Orecchiete with Shrimp, Crab, Bottarga and White Wine

Sometimes the simplest things in life are the most delicious. That is how I feel at Spasso, a bustling Italian joint in the West Village, while sinking into their homemade stracciatella cheese. The stracciatella (from the Italian “stracciato” for “torn apart”) resembles shreds of milky mozzarella or burrata immersed in fresh cream. It is topped with extra virgin olive oil and cracked black pepper and served with slices of grilled bread, crisp but moistened with more fruity olive oil. The contrast between the creamy cheese and the crunchy, charred bread is an absolute delight.

Homemade Stracciatella with Olio Nuovo

Spasso, located on the corner of Hudson and Perry, has a classic West Village feel to it. It offers candle lit elegance with the rustic look and feel of tables covered in brown paper. The front is bustling and crowded, the noise level is buzzing and the seating is cozy if not a little bit tight. Service is perfectly good and the meal is paced nicely, making it a good choice for a leisurely dinner catching up with friends.

Such a dinner could start with a plate of freshly sliced prosciutto, machine-sliced thin at the bar. Or an appetizer of crispy eggplant arancini with whipped ricotta and roasted tomatoes, a delicious if not fully wholesome snack. On a recent visit, we opted to begin with a dish of cauliflower caponata from the contorni section of the menu. The cauliflower was tender but not overcooked, nicely browned on the outside and tossed with sweet raisins, pine nuts and peppadew peppers. A successful sweet-and-savory dish that was a nice counterpoint to the creamy stracciatella.

Cauliflower Caponata

My only complaint about the stracciatella, as exceptional as it is, is that although we were four people it only came with three slices of grilled bread. That means somebody had to be the odd one out. When we asked for more, another three slices arrived, and not for several minutes. Looking around, I didn’t see any parties of three so I simply don’t understand the choice there. The thoughtfulness of taking party size into account would really increase the enjoyment of one of their signature dishes. Or if that’s too complicated, just increase it to four.

Orecchiette with Mushrooms and Marsala

Apart from the stracciatella, Spasso’s pasta dishes really stand out. Once again, they are elegant in their simplicity and derive their impact from their execution, with perfectly al dente pasta and fresh, flavorful ingredients. The cavatelli with wild mushrooms and marsala was nice and earthy, enhanced with rosemary and topped with a dusting of parmigiano. I make a similar dish at home with thyme instead of rosemary; one of my go-to weeknight comfort foods (recipe here). Risotto with braised pork belly was rich, creamy and slightly sweet. Orecchiette, my personal favorite with shrimp, crab and bottarga is a subtle yet flavorful composition: the warm flavor of good white wine, the crunch of grated bottarga and the briny touch of fresh seafood all tied together and brightened up with a fresh squeeze of lemon.
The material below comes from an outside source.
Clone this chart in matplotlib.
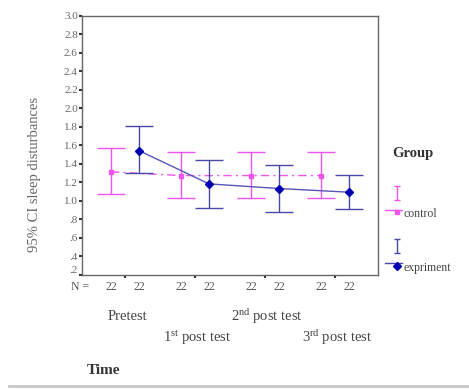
import matplotlib
matplotlib.use("Agg")
import matplotlib.pyplot as plt
import matplotlib.transforms as mtransforms
import numpy as np

plt.rcParams['font.family'] = ['Liberation Serif', 'DejaVu Serif']
plt.rcParams['mathtext.fontset'] = 'custom'
plt.rcParams['mathtext.rm'] = 'Liberation Serif'
plt.rcParams['mathtext.it'] = 'Liberation Serif'

# ---- data ----
categories = ["Pretest", "1$^{\\mathrm{st}}$ post test", "2$^{\\mathrm{nd}}$ post test", "3$^{\\mathrm{rd}}$ post test"]
control_mean = [1.31, 1.27, 1.27, 1.27]
control_low = [1.07, 1.03, 1.03, 1.03]
control_high = [1.57, 1.52, 1.52, 1.52]
exp_mean = [1.54, 1.18, 1.13, 1.09]
exp_low = [1.30, 0.92, 0.88, 0.91]
exp_high = [1.81, 1.44, 1.38, 1.28]
n_control = [22, 22, 22, 22]
n_exp = [22, 22, 22, 22]
ytick_vals = [0.2, 0.4, 0.6, 0.8, 1.0, 1.2, 1.4, 1.6, 1.8, 2.0, 2.2, 2.4, 2.6, 2.8, 3.0]
ytick_labels = [".2", ".4", ".6", ".8", "1.0", "1.2", "1.4", "1.6", "1.8", "2.0", "2.2", "2.4", "2.6", "2.8", "3.0"]

W, H = 469, 389
fig = plt.figure(figsize=(W / 100, H / 100), dpi=100)

def fx(px):
    return px / W

def fy(py):
    return 1 - py / H

left, right, top, bottom = 82, 377.7, 15.6, 274.5
ax = fig.add_axes([fx(left), fy(bottom), fx(right - left), (bottom - top) / H])

pink = '#ee55ee'
blue_bar = '#4848a8'
blue_mark = '#0000b0'

x = np.arange(1, len(categories) + 1)
off = 0.2
xc = x - off
xe = x + off

cm = np.array(control_mean)
em = np.array(exp_mean)
ax.errorbar(xc, cm, yerr=[cm - np.array(control_low), np.array(control_high) - cm],
            fmt='none', ecolor=pink, elinewidth=1.0, capsize=10, capthick=1.0)
ax.plot(xc, cm, color=pink, lw=1.0, ls=(0, (6, 3, 1.5, 3)), marker='s', ms=3,
        mfc=pink, mec=pink)
ax.errorbar(xe, em, yerr=[em - np.array(exp_low), np.array(exp_high) - em],
            fmt='none', ecolor=blue_bar, elinewidth=1.0, capsize=10, capthick=1.0)
ax.plot(xe, em, color='#5555b8', lw=1.0, marker='D', ms=4.5, mfc=blue_mark, mec=blue_mark)

ax.set_xlim(0.386, 4.61)
ax.set_ylim(0.2, 3.0)
ax.set_yticks(ytick_vals)
ax.set_yticklabels(ytick_labels)
ax.set_xticks(x)
ax.set_xticklabels([])
ax.tick_params(axis='both', direction='out', length=2, width=1.5, color='#333333',
               labelsize=8, labelcolor='#666666', pad=1)
for s in ax.spines.values():
    s.set_color('#666666')
    s.set_linewidth(1.0)

# raise the lowest tick label a bit, as in the reference
fig.canvas.draw()
lowlab = ax.get_yticklabels()[0]
lowlab.set_transform(lowlab.get_transform() + mtransforms.ScaledTranslation(0, 5 / 100, fig.dpi_scale_trans))

# N labels
ny = 287
fig.text(fx(71), fy(ny), "N =", fontsize=8.5, color='#555555', ha='left', va='center')
trans = ax.get_xaxis_transform()
yN = (bottom - ny) / (bottom - top)
for xi, n in zip(xc, n_control):
    ax.text(xi, yN, str(n), fontsize=8.5, color='#555555', ha='center', va='center',
            transform=trans, clip_on=False)
for xi, n in zip(xe, n_exp):
    ax.text(xi, yN, str(n), fontsize=8.5, color='#555555', ha='center', va='center',
            transform=trans, clip_on=False)

# category labels (staggered)
for i, (xi, lab) in enumerate(zip(x, categories)):
    py = 317 if i % 2 == 0 else 338
    ax.text(xi + 0.03, (bottom - py) / (bottom - top), lab, fontsize=10.5, color='#444444',
            ha='center', va='center', transform=trans, clip_on=False)

fig.text(fx(87), fy(370), "Time", fontsize=11, fontweight='bold', color='#333333',
         ha='left', va='center')

fig.text(fx(35), fy(175), "95% CI sleep disturbances", fontsize=10.5, color='#666666',
         rotation=90, ha='center', va='center')

# legend overlay
lax = fig.add_axes([0, 0, 1, 1], facecolor='none')
lax.set_xlim(0, W)
lax.set_ylim(H, 0)
lax.axis('off')
lax.text(392, 153, "Group", fontsize=10.5, fontweight='bold', color='#333333', ha='left', va='center')
lax.errorbar([397], [193], yerr=[[7], [7]], fmt='none', ecolor=pink, elinewidth=1.0,
             capsize=2.5, capthick=1.0)
lax.plot([385, 402], [210, 210], color=pink, lw=1.0)
lax.plot([397], [212], marker='s', ms=2.5, color=pink)
lax.text(404, 214, "control", fontsize=8.5, color='#444444', ha='left', va='center')
lax.errorbar([397], [246], yerr=[[7], [7]], fmt='none', ecolor=blue_bar, elinewidth=1.0,
             capsize=2.5, capthick=1.0)
lax.plot([385, 402], [263, 263], color=blue_bar, lw=1.0)
lax.plot([397], [266], marker='D', ms=4, color=blue_mark)
lax.text(404, 268, "expriment", fontsize=8.5, color='#444444', ha='left', va='center')

lax.plot([9, 469], [386, 386], color='#c8c8c8', lw=2)

fig.savefig("out.png", dpi=100)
For some, the pasta dishes probably appear small, sitting low in wide ovular dishes. They could be larger, but with appetizers I find the portions sufficient, and the well-executed pastas go a long way when savored slowly. I recommend adding a side of the creamy polenta with fonduta parmigiana, another of Spasso’s most successful dishes, which is rich, creamy and cheesy.  If I could quibble with anything, it would be that the menu is fairly difficult for vegetarians.  On our most recent visit, most of the appetizers available contained meat or seafood, as did all but one of the pastas.

Roast Chicken

The pastas at Spasso are good enough that across several visits I have barely broken into the secondi. That said, a flavorful roast chicken is a pleasure, sitting on top of warm potatoes, vegetables and crispy croutons. There is so much boring chicken in the world (although not on this blog) that one often forgets how good it can be when done right. The vegetables and particularly the croutons absorb all those nice chicken juices, making for a hearty and successful dish.

The food at Spasso is not fancy or intricate. But it shows how much can be accomplished when simple dishes are executed well. The pasta is fresh and al dente, the dishes are interesting and the ingredients are fresh and flavorful. All of that makes for a fine choice when seeking a satisfying dinner in the West Village.

551 Hudson Street
(212) 858-3838

Recommended dishes:  Homemade stracciatella ($9); cavatelli with wild mushrooms; orecchiette with shrimp, crab and bottarga ($20); risotto with pork belly ($17).